De novo design of NIR-II thioxanthene dye and phosphate-driven charge transfer-coupled J-aggregates for high resolution tumor angiography and type I phototherapy against hypoxic tumors

Abstract

Regulating the photophysical properties of NIR-II dyes via atomic engineering to inhibit type II reactive oxygen species (ROS, ¹O₂) generation and only generate type I ROS (O₂˙⁻ and ˙OH), and modulating dye aggregation for fabricating charge transfer (CT)-coupled J-aggregates (J_CT-aggregates) to amplify O₂˙⁻ and ˙OH yield remain major challenges with rare reports.

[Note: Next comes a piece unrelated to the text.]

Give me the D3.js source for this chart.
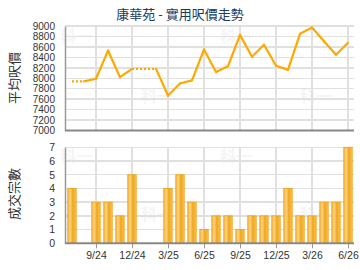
<!DOCTYPE html>
<html>
<head>
<meta charset="utf-8">
<script src="https://cdn.jsdelivr.net/npm/d3@7"></script>
<style>
  body { margin: 0; background: #fff; }
  svg { display: block; font-family: "Liberation Sans", Arial, "Noto Sans CJK TC", sans-serif; }
  .grid line { stroke: #e0e0e0; stroke-width: 1.5; shape-rendering: crispEdges; }
  .axis text { fill: #333; font-size: 10.5px; }
  .axis.price text { font-size: 10px; }
  .axis path, .axis line { stroke: #999; }
</style>
</head>
<body>
<svg id="chart" width="360" height="270"></svg>
<script>
// 月份
var months = ["7/24","8/24","9/24","10/24","11/24","12/24","1/25","2/25","3/25","4/25","5/25","6/25",
              "7/25","8/25","9/25","10/25","11/25","12/25","1/26","2/26","3/26","4/26","5/26","6/26"];
// 平均呎價 (null = 冇成交)
var prices = [7940, null, 7990, 8530, 8020, 8180, null, null, 7670, 7900, 7960, 8550,
              8120, 8230, 8830, 8410, 8640, 8240, 8160, 8850, 8970, 8710, 8450, 8680];
// 成交宗數
var deals = [4, 0, 3, 3, 2, 5, 0, 0, 4, 5, 3, 1, 2, 2, 1, 2, 2, 2, 4, 2, 2, 3, 3, 7];
var tickMonths = ["9/24","12/24","3/25","6/25","9/25","12/25","3/26","6/26"];
var priceTicks = d3.range(7000, 9001, 200);
var dealTicks = d3.range(0, 8, 1);

var svg = d3.select("#chart"),
    left = 65, right = 354

var x = d3.scalePoint().domain(months).range([66, 354]).padding(0.5)
var y = d3.scaleLinear().domain([7000, 9000]).range([130.5, 26])
var y2 = d3.scaleLinear().domain([0, 7]).range([243.3, 147.3])

// 漸變 for bars
var defs = svg.append("defs")
var grad = defs.append("linearGradient").attr("id", "barGrad")
    .attr("x1", "0%").attr("x2", "100%").attr("y1", "0%").attr("y2", "0%")
grad.append("stop").attr("offset", "0%").attr("stop-color", "#f6b73c")
grad.append("stop").attr("offset", "30%").attr("stop-color", "#fcd27c")
grad.append("stop").attr("offset", "60%").attr("stop-color", "#f2a51f")
grad.append("stop").attr("offset", "100%").attr("stop-color", "#f9c453")

// title
svg.append("text")
    .attr("x", 180).attr("y", 19)
    .attr("text-anchor", "middle")
    .style("font-size", "13px")
    .style("font-family", "'Noto Sans CJK TC', sans-serif")
    .style("fill", "#1c3a5e")
    .text("康華苑 - 實用呎價走勢")

// watermark
var marks = [[76, 42], [157, 102], [236, 42], [316, 102], [76, 162], [157, 220], [236, 162], [316, 220]]
svg.append("g").selectAll("text").data(marks).enter().append("text")
    .attr("x", d => d[0]).attr("y", d => d[1])
    .attr("text-anchor", "middle")
    .style("font-size", "16px").style("font-weight", "bold")
    .style("font-family", "'Noto Sans CJK TC', sans-serif")
    .style("fill", "#f5f5f5")
    .text("科一")

function drawGrid(ys, ticks, yTop, yBot) {
    var g = svg.append("g").attr("class", "grid")
    g.selectAll(".h").data(ticks).enter().append("line")
        .attr("x1", left).attr("x2", right)
        .attr("y1", d => ys(d)).attr("y2", d => ys(d))
    g.selectAll(".v").data(tickMonths).enter().append("line")
        .attr("x1", d => x(d)).attr("x2", d => x(d))
        .attr("y1", yTop).attr("y2", yBot)
}
drawGrid(y, priceTicks, 26, 130.5)
drawGrid(y2, dealTicks, 147.3, 243.3)

// y axes
function drawYAxis(ys, ticks, cls) {
    var ax = svg.append("g").attr("class", "axis " + cls)
        .attr("transform", "translate(" + left + ",0)")
        .call(d3.axisLeft(ys).tickValues(ticks).tickSize(0).tickPadding(10).tickFormat(d3.format("d")))
    ax.select(".domain").attr("stroke", "#888").attr("stroke-width", 1.5)
}
drawYAxis(y, priceTicks, "price")
drawYAxis(y2, dealTicks, "deal")

// bottom lines
svg.append("line").attr("x1", left).attr("x2", right).attr("y1", 130.5).attr("y2", 130.5)
    .attr("stroke", "#888").attr("stroke-width", 2)

// axis titles
function yTitle(txt, cy) {
    svg.append("text")
        .attr("transform", "translate(19," + cy + ") rotate(-90)")
        .attr("text-anchor", "middle")
        .style("font-size", "13px")
        .style("font-family", "'Noto Sans CJK TC', sans-serif")
        .style("fill", "#333")
        .text(txt)
}
yTitle("平均呎價", 78)
yTitle("成交宗數", 194)

// price line: 冇成交月份沿用上月, 虛線
var pts = []
var last = null
prices.forEach(function(p, i) {
    var miss = p == null
    if (!miss) last = p
    pts.push({m: months[i], v: last, miss: miss})
})
var segs = d3.range(1, pts.length).map(i => ({a: pts[i - 1], b: pts[i]}))

svg.append("g").selectAll("line").data(segs).enter().append("line")
    .attr("x1", d => x(d.a.m)).attr("y1", d => y(d.a.v))
    .attr("x2", d => x(d.b.m)).attr("y2", d => y(d.b.v))
    .attr("stroke", "#ffa800")
    .attr("stroke-width", 2.2)
    .attr("stroke-linecap", d => d.b.miss ? "butt" : "round")
    .attr("stroke-dasharray", d => d.b.miss ? "2,2" : null)

// bars
svg.append("g").selectAll("rect").data(deals.map((d, i) => ({m: months[i], v: d}))
        .filter(d => d.v > 0))
    .enter().append("rect")
    .attr("x", d => x(d.m) - 4.2)
    .attr("width", 8.4)
    .attr("y", d => y2(d.v))
    .attr("height", d => y2(0) - y2(d.v))
    .attr("fill", "url(#barGrad)")
    .attr("stroke", "#f0a010")
    .attr("stroke-width", 0.8)

// x axis
var xa = svg.append("g").attr("class", "axis")
    .attr("transform", "translate(0,243.3)")
    .call(d3.axisBottom(x).tickValues(tickMonths).tickSize(5).tickPadding(3))
xa.select(".domain").remove()
svg.append("line").attr("x1", left).attr("x2", right).attr("y1", 243.3).attr("y2", 243.3)
    .attr("stroke", "#888").attr("stroke-width", 2)
</script>
</body>
</html>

Herein, we de novo designed a NIR-II thioxanthene dye SOH. The heavy atom effect of sulfur and the twisted conjugated skeleton strengthened spin–orbit coupling (SOC) by 9.3-fold and intersystem crossing (ISC) efficiency by 86.5-fold and reduced the lowest triplet excited state (T₁) energy level to 0.959 eV, completely inhibiting ¹O₂ generation while only initiating O₂˙⁻ and ˙OH production, with a photothermal conversion efficiency (PCE) of 42.3%. Furthermore, electrostatic interactions between phosphates (HPO₄²⁻) and the positively charged skeleton of SOH drove the formation of J_CT-aggregates (P-SOH NPs), leading to a prominent redshift (beyond 350 nm) of absorption/emission to 1120/1134 nm, 36.1-fold fluorescence enhancement, 59.0-fold increased type I ROS yield, and PCE elevated to 51.1%. P-SOH NPs achieved NIR-II high-resolution tumor angiography (fluorescence resolution: 0.34 mm, signal-to-background ratio (SBR) = 4.56; photoacoustic resolution: 0.11 mm, SBR = 17.2). The type I phototherapy of P-SOH NPs maintained high tumor cell killing efficiency even in hypoxia, achieving complete tumor ablation.